Records with drawing code
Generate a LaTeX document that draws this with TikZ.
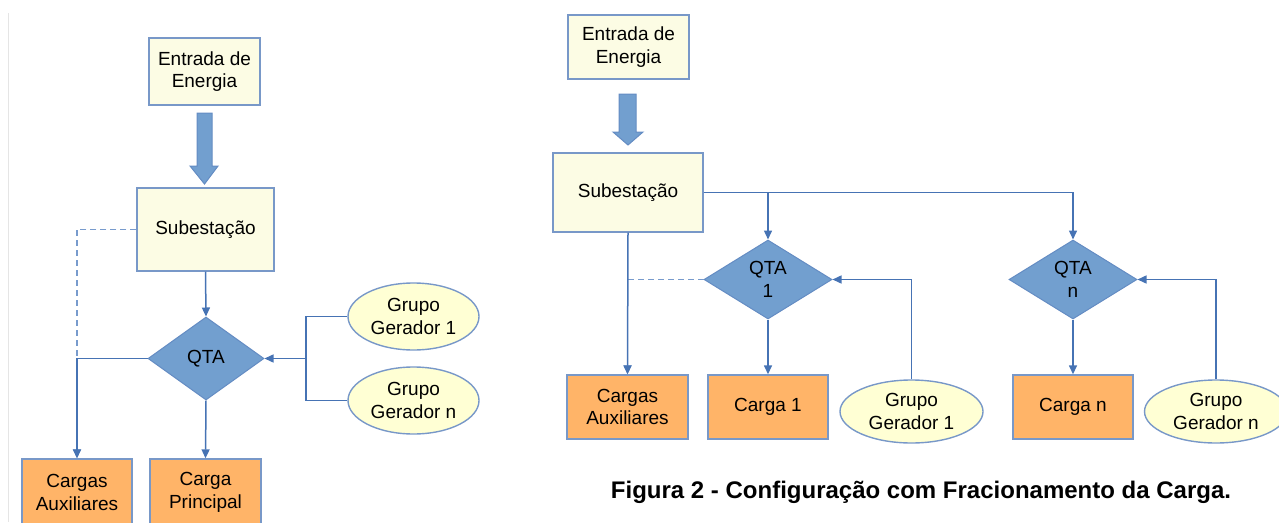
\documentclass[tikz,border=0pt]{standalone}
\usepackage{fontspec}
\setmainfont{Liberation Sans}
\usetikzlibrary{%
  arrows.meta,
  calc,
  shapes.geometric
}
\definecolor{boxfill}{RGB}{252,252,228}
\definecolor{boxline}{RGB}{120,152,200}
\definecolor{qtafill}{RGB}{114,159,207}
\definecolor{qtaline}{RGB}{100,140,195}
\definecolor{loadfill}{RGB}{255,180,104}
\definecolor{genfill}{RGB}{255,255,212}
\definecolor{wireblue}{RGB}{70,115,180}
\definecolor{dashblue}{RGB}{120,155,205}
\tikzset{>={Triangle[length=9pt,width=8pt]}}
\tikzset{
  every node/.style={font=\fontsize{19}{22.5}\selectfont, align=center, inner sep=0pt},
  stagebox/.style={draw=boxline, line width=1.4pt, fill=boxfill},
  loadbox/.style={draw=boxline, line width=1.4pt, fill=loadfill},
  qtabox/.style={diamond, draw=qtaline, line width=1pt, fill=qtafill},
  genbox/.style={ellipse, draw=boxline, line width=1.4pt, fill=genfill},
  wire/.style={draw=wireblue, line width=1.5pt},
  dashwire/.style={draw=dashblue, line width=1.5pt, dash pattern=on 6pt off 4pt},
  bigarrow/.style={fill=qtafill, draw=qtaline, line width=1pt}
}

\begin{document}
\begin{tikzpicture}[x=1pt,y=-1pt]

  \useasboundingbox (0,0) rectangle (1279,522);
  \clip (0,0) rectangle (1279,522);

  % left picture
  \draw[gray!20, line width=1pt] (8,13) -- (8,522);

  \node[stagebox, minimum width=111, minimum height=67] (ent1) at (204.5,71.5) {Entrada de\\Energia};
  \node[stagebox, minimum width=137, minimum height=83] (sub1) at (205.5,229.5) {Subestação};
  \node[qtabox, minimum width=116, minimum height=83] (qta1) at (206,358.5) {QTA};
  \node[loadbox, minimum width=110, minimum height=67] (aux1) at (77,492.5) {Cargas\\Auxiliares};
  \node[loadbox, minimum width=111, minimum height=67] (main1) at (205.5,492.5) {Carga\\Principal};
  \node[genbox, minimum width=131, minimum height=67] (gen1a) at (413.5,316.5) {Grupo\\Gerador 1};
  \node[genbox, minimum width=131, minimum height=67] (gen1n) at (413.5,400.5) {Grupo\\Gerador n};
  \coordinate (join1) at (306,358.5);

  \draw[bigarrow] (197,113) -- (212,113) -- (212,166) -- (218,166) -- (204.5,184)
    -- (190,166) -- (197,166) -- cycle;

  \draw[dashwire,->] (sub1.west) -| (aux1.north);
  \draw[wire,->] (sub1.south) -- (qta1.north);
  \draw[wire,->] (qta1.south) -- (main1.north);
  \draw[wire,->] (qta1.west) -| (aux1.north);
  \draw[wire] (gen1a.west) -| (join1);
  \draw[wire] (gen1n.west) -| (join1);
  \draw[wire,->] (join1) -- (qta1.east);

  % right picture
  \node[stagebox, minimum width=121, minimum height=64] (ent2) at (628.5,47) {Entrada de\\Energia};
  \node[stagebox, minimum width=150, minimum height=79] (sub2) at (628,192.5) {Subestação};
  \node[qtabox, minimum width=128, minimum height=79] (qtaA) at (768,279.5) {QTA\\1};
  \node[qtabox, minimum width=128, minimum height=79] (qtaN) at (1073,279.5) {QTA\\n};
  \node[loadbox, minimum width=121, minimum height=64] (aux2) at (627.5,407) {Cargas\\Auxiliares};
  \node[loadbox, minimum width=120, minimum height=64] (loadA) at (768,407) {Carga 1};
  \node[loadbox, minimum width=120, minimum height=64] (loadN) at (1073,407) {Carga n};
  \node[genbox, minimum width=143, minimum height=63] (gen2a) at (911.5,411.5) {Grupo\\Gerador 1};
  \node[genbox, minimum width=143, minimum height=63] (gen2n) at (1216,411.5) {Grupo\\Gerador n};

  \draw[bigarrow] (619,94) -- (636,94) -- (636,132) -- (643,132) -- (628,145)
    -- (613,132) -- (619,132) -- cycle;

  \draw[wire,->] (sub2.east) -| (qtaA.north);
  \draw[wire,->] (sub2.east) -| (qtaN.north);
  \draw[dashwire,->] (qtaA.west) -| (aux2.north);
  \draw[wire,->] (sub2.south) -- (aux2.north);
  \draw[wire,->] (qtaA.south) -- (loadA.north);
  \draw[wire,->] (qtaN.south) -- (loadN.north);
  \draw[wire,->] (gen2a.north) |- (qtaA.east);
  \draw[wire,->] (gen2n.north) |- (qtaN.east);

  \node[font=\fontsize{24}{27}\selectfont\bfseries] (cap2) at (921,492)
    {Figura 2 - Configuração com Fracionamento da Carga.};

\end{tikzpicture}
\end{document}
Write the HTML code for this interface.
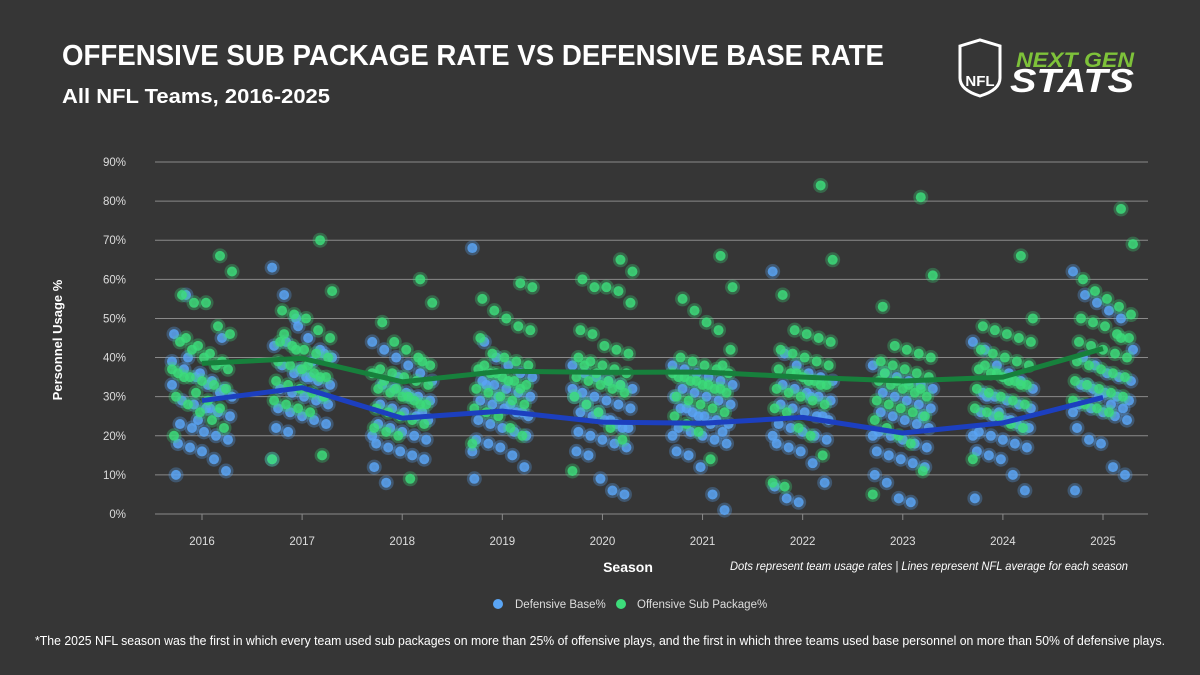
<!DOCTYPE html>
<html><head><meta charset="utf-8"><style>
html,body{margin:0;padding:0;background:#363636;}
svg{display:block;font-family:"Liberation Sans",sans-serif;}
</style></head><body>
<svg id="chart" width="1200" height="675" viewBox="0 0 1200 675">
<rect width="1200" height="675" fill="#363636"/>
<text x="62" y="65" fill="#fff" font-size="29" font-weight="bold" textLength="822" lengthAdjust="spacingAndGlyphs">OFFENSIVE SUB PACKAGE RATE VS DEFENSIVE BASE RATE</text>
<text x="62" y="103" fill="#fff" font-size="20" font-weight="bold" textLength="268" lengthAdjust="spacingAndGlyphs">All NFL Teams, 2016-2025</text>
<g>
<path d="M960 46 L980 40 L1000 46 L1000 78 Q1000 90 980 96 Q960 90 960 78 Z" fill="none" stroke="#fff" stroke-width="3"/>
<text x="980" y="86" fill="#fff" font-size="15" font-weight="bold" text-anchor="middle">NFL</text>
<text x="1016" y="67" fill="#7ec23a" font-size="21" font-weight="bold" font-style="italic" textLength="118" lengthAdjust="spacingAndGlyphs">NEXT GEN</text>
<text x="1010" y="92" fill="#fff" font-size="33" font-weight="bold" font-style="italic" textLength="124" lengthAdjust="spacingAndGlyphs">STATS</text>
</g>
<g id="grid"></g><g id="dots"></g><g id="lines"></g>
<text transform="translate(62,340) rotate(-90)" fill="#fff" font-size="13" font-weight="bold" text-anchor="middle">Personnel Usage %</text>
<text x="628" y="572" fill="#fff" font-size="14" font-weight="bold" text-anchor="middle">Season</text>
<text x="1128" y="570" fill="#fff" font-size="11.5" font-style="italic" text-anchor="end" textLength="398" lengthAdjust="spacingAndGlyphs">Dots represent team usage rates | Lines represent NFL average for each season</text>
<g><circle cx="498" cy="604" r="5" fill="#5aa5f5"/><text x="515" y="608" fill="#ddd" font-size="11.5">Defensive Base%</text></g>
<g><circle cx="621" cy="604" r="5" fill="#3ddc7a"/><text x="637" y="608" fill="#ddd" font-size="11.5">Offensive Sub Package%</text></g>
<text x="600" y="645" fill="#fff" font-size="12.5" text-anchor="middle" textLength="1130" lengthAdjust="spacingAndGlyphs">*The 2025 NFL season was the first in which every team used sub packages on more than 25% of offensive plays, and the first in which three teams used base personnel on more than 50% of defensive plays.</text>
</svg>
<script>
const seasons=[2016,2017,2018,2019,2020,2021,2022,2023,2024,2025];
const yTicks=[0,10,20,30,40,50,60,70,80,90];
const baseAvg=[29,32.3,24.5,26.3,23.5,23.2,24.7,20.7,23.3,29.8];
const subAvg=[38.5,39.8,33.8,36.5,36.2,36.3,35.0,34.0,35.0,42.3];
const baseTeams=[
[39,37,35,33,31,30,29,28,27,26,25,23,22,21,20,19,18,17,16,14,11,10,40,36,34,32,46,56,24,27,45,33],
[63,56,50,45,42,40,38,36,35,34,33,32,31,30,29,28,27,26,25,24,23,22,21,37,39,41,43,44,48,35,30,14],
[44,42,40,38,36,34,33,32,31,30,29,28,27,26,25,24,23,22,21,20,19,18,17,16,15,14,12,8,35,30,26,20],
[68,44,40,38,36,35,34,33,32,31,30,29,28,27,26,25,24,23,22,21,20,19,18,17,15,12,9,33,30,28,26,16],
[38,36,35,34,33,32,31,30,29,28,27,26,25,24,23,22,21,20,19,18,17,16,15,9,6,5,30,28,26,24,22,32],
[38,37,36,35,34,33,32,31,30,29,28,27,26,25,24,23,22,21,20,19,18,16,15,12,5,1,30,27,25,23,21,20],
[62,41,38,36,35,34,33,32,31,30,29,28,27,26,25,24,23,22,21,20,19,18,17,16,13,8,7,4,3,30,25,20],
[38,36,35,34,33,32,31,30,29,28,27,26,25,24,23,22,21,20,19,18,17,16,15,14,13,12,10,8,4,3,25,20],
[44,42,38,36,34,32,31,30,29,28,27,26,25,24,23,22,21,20,19,18,17,16,15,14,10,6,4,30,26,24,22,20],
[62,56,54,52,50,42,40,38,36,35,34,33,32,31,30,29,28,27,26,25,24,22,19,18,12,10,6,33,30,28,27,26]];
const subTeams=[
[66,62,56,54,54,48,46,44,42,40,38,37,36,35,34,33,32,30,28,26,24,22,20,45,43,41,39,37,35,31,29,27],
[70,57,52,51,50,47,45,44,43,42,41,40,39,38,37,36,35,34,33,32,31,30,29,28,27,26,15,14,46,42,38,35],
[60,54,49,44,42,40,38,37,36,35,34,33,32,31,30,29,28,27,26,25,24,23,22,21,20,9,39,36,34,32,30,28],
[59,58,55,52,50,48,47,45,41,40,39,38,37,36,35,34,33,32,31,30,29,28,27,26,25,22,20,18,38,36,34,32],
[65,62,60,58,58,57,54,47,46,43,42,41,40,39,38,37,36,35,34,33,32,31,30,28,26,22,19,11,38,36,34,33],
[66,58,55,52,49,47,42,40,39,38,37,36,35,34,33,32,31,30,29,28,27,26,25,23,21,14,38,36,35,34,33,32],
[84,65,56,47,46,45,44,42,41,40,39,38,37,36,35,34,33,32,31,30,29,28,27,26,22,20,15,8,7,36,34,33],
[81,61,53,43,42,41,40,39,38,37,36,35,34,33,32,31,30,29,28,27,26,25,24,22,20,18,11,5,36,34,33,32],
[66,50,48,47,46,45,44,42,41,40,39,38,37,36,35,34,33,32,31,30,29,28,27,26,25,23,22,14,38,36,34,33],
[78,69,60,57,55,53,51,50,49,48,46,45,44,43,42,41,40,39,38,37,36,35,34,33,32,31,30,29,28,27,26,45]];
const NS="http://www.w3.org/2000/svg";
const x0=155,x1=1148,y0=514,y90=162;
function xS(i){return 202+i*(1103-202)/9;}
function yS(v){return y0-(v/90)*(y0-y90);}
function mk(t,a,p){const e=document.createElementNS(NS,t);for(const k in a)e.setAttribute(k,a[k]);p.appendChild(e);return e;}
const grid=document.getElementById('grid');
yTicks.forEach(t=>{
 const l=mk('line',{x1:x0,x2:x1,y1:yS(t),y2:yS(t),stroke:'#8a8a8a','stroke-width':1},grid);
 
 
 const tx=mk('text',{x:126,y:yS(t)+4,fill:'#ddd','font-size':11.5,'text-anchor':'end'},grid);
 tx.textContent=t+'%';
 
 
});
seasons.forEach((s,i)=>{
 const l=mk('line',{x1:xS(i),x2:xS(i),y1:y0,y2:y0+6,stroke:'#8a8a8a'},grid);
 
 
 const tx=mk('text',{x:xS(i),y:545,fill:'#ddd','font-size':11.5,'text-anchor':'middle'},grid);
 tx.textContent=s;
 
 
});
const dots=document.getElementById('dots');
function jit(j,k){return (((j*37+k*11)%31)-15)*2.0;}
function drawDots(arr,fill,halo,name,k){
 arr.forEach((vals,i)=>vals.forEach((v,j)=>{
  const c=mk('circle',{cx:xS(i)+jit(j,k),cy:yS(v),r:5,fill:fill,stroke:halo,'stroke-width':5,'stroke-opacity':0.3,'fill-opacity':0.85},dots);
  
  
 }));
}
drawDots(baseTeams,'#5aa5f5','#5aa5f5','defensive-base-dot',0);
drawDots(subTeams,'#3ddc7a','#3ddc7a','offensive-sub-dot',5);
const lines=document.getElementById('lines');
function drawLine(arr,col,name){
 const p=mk('polyline',{points:arr.map((v,i)=>xS(i)+','+yS(v)).join(' '),fill:'none',stroke:col,'stroke-width':5,'stroke-linejoin':'round'},lines);
 
 
}
drawLine(subAvg,'#17803c','offensive-sub-average-line');
drawLine(baseAvg,'#1c3fbf','defensive-base-average-line');
</script>
</body></html>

**GOAL:** Return the material line for line, from its beginning to the line that contains "(8,13) -- (8,522);", with the pictures left out.

**REPLY TO THE TASK:**
Generate a LaTeX document that draws this with TikZ.
\documentclass[tikz,border=0pt]{standalone}
\usepackage{fontspec}
\setmainfont{Liberation Sans}
\usetikzlibrary{%
  arrows.meta,
  calc,
  shapes.geometric
}
\definecolor{boxfill}{RGB}{252,252,228}
\definecolor{boxline}{RGB}{120,152,200}
\definecolor{qtafill}{RGB}{114,159,207}
\definecolor{qtaline}{RGB}{100,140,195}
\definecolor{loadfill}{RGB}{255,180,104}
\definecolor{genfill}{RGB}{255,255,212}
\definecolor{wireblue}{RGB}{70,115,180}
\definecolor{dashblue}{RGB}{120,155,205}
\tikzset{>={Triangle[length=9pt,width=8pt]}}
\tikzset{
  every node/.style={font=\fontsize{19}{22.5}\selectfont, align=center, inner sep=0pt},
  stagebox/.style={draw=boxline, line width=1.4pt, fill=boxfill},
  loadbox/.style={draw=boxline, line width=1.4pt, fill=loadfill},
  qtabox/.style={diamond, draw=qtaline, line width=1pt, fill=qtafill},
  genbox/.style={ellipse, draw=boxline, line width=1.4pt, fill=genfill},
  wire/.style={draw=wireblue, line width=1.5pt},
  dashwire/.style={draw=dashblue, line width=1.5pt, dash pattern=on 6pt off 4pt},
  bigarrow/.style={fill=qtafill, draw=qtaline, line width=1pt}
}

\begin{document}
\begin{tikzpicture}[x=1pt,y=-1pt]

  \useasboundingbox (0,0) rectangle (1279,522);
  \clip (0,0) rectangle (1279,522);

  % left picture
  \draw[gray!20, line width=1pt] (8,13) -- (8,522);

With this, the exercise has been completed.